Step three: context adjustment. Apply the pace, matchup, and game script layer to the baseline projection. A high-usage NBA scorer in a fast-paced, high-total game projects higher than the same player in a defensive grind regardless of efficiency.

The output is a projection grounded in genuine performance indicators rather than surface averages. Compare that to the book's line and evaluate the gap.

FAQ

Do you need to build your own advanced stat model to use these metrics?

No. Publicly available databases across all major sports report the metrics described above for free. For NBA: Basketball Reference and Cleaning the Glass. For NFL: Pro Football Reference, Next Gen Stats, and PlayerProfiler. For soccer: FBref and Understat. You don't need to calculate anything from scratch to use these in your prop analysis.

Which advanced stat is most underused by casual prop bettors?

Target share in NFL receiving props and xG in soccer goalscorer props are both significantly underused relative to how predictive they are. Most casual bettors look at recent stats and reputation.
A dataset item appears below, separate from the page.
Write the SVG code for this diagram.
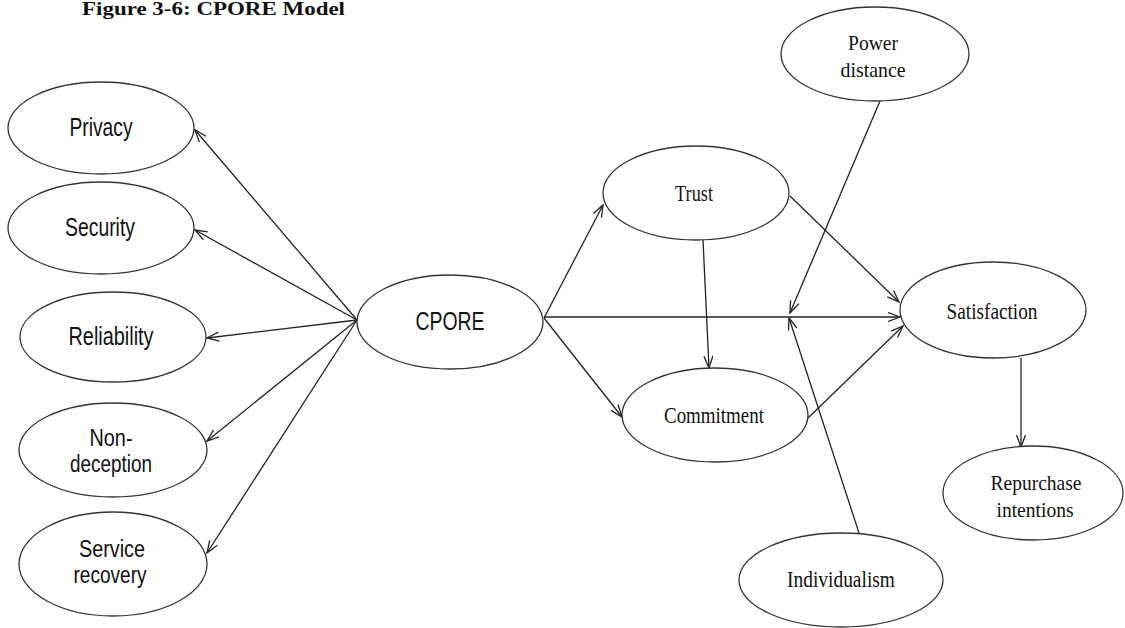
<svg xmlns="http://www.w3.org/2000/svg" width="1125" height="628" viewBox="0 0 1125 628">
<style>
  .node ellipse { fill: #fff; stroke: #333; stroke-width: 1.3; }
  .sans { font-family: "Liberation Sans", Arial, sans-serif; font-size: 25px; fill: #111; text-anchor: middle; }
  .sans2 { font-family: "Liberation Sans", Arial, sans-serif; font-size: 23px; fill: #111; text-anchor: middle; }
  .serif { font-family: "Liberation Serif", "Times New Roman", serif; font-size: 23px; fill: #111; text-anchor: middle; }
  .serif2 { font-family: "Liberation Serif", "Times New Roman", serif; font-size: 22px; fill: #111; text-anchor: middle; }
  .title { font-family: "Liberation Serif", "Times New Roman", serif; font-size: 18px; font-weight: bold; fill: #111; }
  #connectors line { stroke: #222; stroke-width: 1.3; fill: none; marker-end: url(#arr); }
</style>
<defs>
  <marker id="arr" viewBox="0 0 14 10" markerWidth="14" markerHeight="10" refX="13" refY="5" orient="auto" markerUnits="userSpaceOnUse">
    <path d="M1,0.5 L13,5 L1,9.5" fill="none" stroke="#222" stroke-width="1.3"/>
  </marker>
</defs>
<rect width="1125" height="628" fill="#fff"/>
<text class="title" x="82" y="15" textLength="263" lengthAdjust="spacingAndGlyphs">Figure 3-6: CPORE Model</text>

<g id="connectors">
  <line x1="357" y1="320" x2="195" y2="130"/>
  <line x1="357" y1="320" x2="195" y2="230"/>
  <line x1="357" y1="320" x2="207" y2="338"/>
  <line x1="357" y1="320" x2="207" y2="441"/>
  <line x1="357" y1="320" x2="207" y2="553"/>
  <line x1="544" y1="318" x2="603" y2="205"/>
  <line x1="544" y1="318" x2="622" y2="417"/>
  <line x1="544" y1="317" x2="900" y2="317"/>
  <line x1="880" y1="101" x2="790" y2="313"/>
  <line x1="859" y1="533" x2="789" y2="318"/>
  <line x1="703" y1="240" x2="709" y2="368"/>
  <line x1="790" y1="196" x2="899" y2="302"/>
  <line x1="808" y1="418" x2="903" y2="326"/>
  <line x1="1021" y1="358" x2="1021" y2="447"/>
</g>

<g id="privacy" class="node">
  <ellipse cx="101" cy="128" rx="93" ry="46"/>
  <text class="sans" x="101" y="136" textLength="63" lengthAdjust="spacingAndGlyphs">Privacy</text>
</g>
<g id="security" class="node">
  <ellipse cx="101" cy="228" rx="93" ry="46"/>
  <text class="sans" x="100" y="236" textLength="70" lengthAdjust="spacingAndGlyphs">Security</text>
</g>
<g id="reliability" class="node">
  <ellipse cx="113" cy="337" rx="93" ry="45"/>
  <text class="sans" x="111" y="345" textLength="85" lengthAdjust="spacingAndGlyphs">Reliability</text>
</g>
<g id="nondeception" class="node">
  <ellipse cx="113" cy="450" rx="94" ry="47"/>
  <text class="sans2" x="111" y="446" textLength="43" lengthAdjust="spacingAndGlyphs">Non-</text>
  <text class="sans2" x="111" y="472" textLength="82" lengthAdjust="spacingAndGlyphs">deception</text>
</g>
<g id="servicerecovery" class="node">
  <ellipse cx="113" cy="564" rx="94" ry="52"/>
  <text class="sans2" x="112" y="557" textLength="66" lengthAdjust="spacingAndGlyphs">Service</text>
  <text class="sans2" x="110" y="583" textLength="73" lengthAdjust="spacingAndGlyphs">recovery</text>
</g>
<g id="cpore" class="node">
  <ellipse cx="450" cy="322" rx="93" ry="47"/>
  <text class="sans" x="450" y="330" textLength="69" lengthAdjust="spacingAndGlyphs">CPORE</text>
</g>
<g id="trust" class="node">
  <ellipse cx="696" cy="193" rx="93" ry="47"/>
  <text class="serif" x="694" y="201" textLength="38" lengthAdjust="spacingAndGlyphs">Trust</text>
</g>
<g id="commitment" class="node">
  <ellipse cx="715" cy="415" rx="93" ry="47"/>
  <text class="serif" x="714" y="423" textLength="100" lengthAdjust="spacingAndGlyphs">Commitment</text>
</g>
<g id="satisfaction" class="node">
  <ellipse cx="993" cy="310" rx="93" ry="48"/>
  <text class="serif" x="992" y="319" textLength="91" lengthAdjust="spacingAndGlyphs">Satisfaction</text>
</g>
<g id="repurchase" class="node">
  <ellipse cx="1033" cy="493" rx="90" ry="47"/>
  <text class="serif2" x="1036" y="490" textLength="91" lengthAdjust="spacingAndGlyphs">Repurchase</text>
  <text class="serif2" x="1035" y="517" textLength="77" lengthAdjust="spacingAndGlyphs">intentions</text>
</g>
<g id="individualism" class="node">
  <ellipse cx="841" cy="580" rx="102" ry="47"/>
  <text class="serif" x="841" y="587" textLength="108" lengthAdjust="spacingAndGlyphs">Individualism</text>
</g>
<g id="powerdistance" class="node">
  <ellipse cx="875" cy="54" rx="94" ry="47"/>
  <text class="serif2" x="873" y="50" textLength="50" lengthAdjust="spacingAndGlyphs">Power</text>
  <text class="serif2" x="873" y="77" textLength="65" lengthAdjust="spacingAndGlyphs">distance</text>
</g>
</svg>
Bettors who anchor projections in target share and xG have more stable projections with less reactive adjustment to short-term variance.

Can advanced stats predict a breakout game?

Not reliably, but they can identify when underlying performance quality suggests a statistical rebound is coming. A player with strong advanced metrics but recent results below their baseline is a better Over candidate than their recent stats suggest. That's not predicting a breakout, it's identifying that the results will likely normalise toward what the metrics say they should be producing.

How often should you update the advanced stats you're using for projections?

Weekly for in-season betting is appropriate for most metrics. Role and usage changes show up quickly in per-game metrics but take a few games to stabilise. A player whose target share has increased in three straight games since a roster change has enough evidence to adjust the projection. A single-game spike isn't sufficient to update a season-long baseline.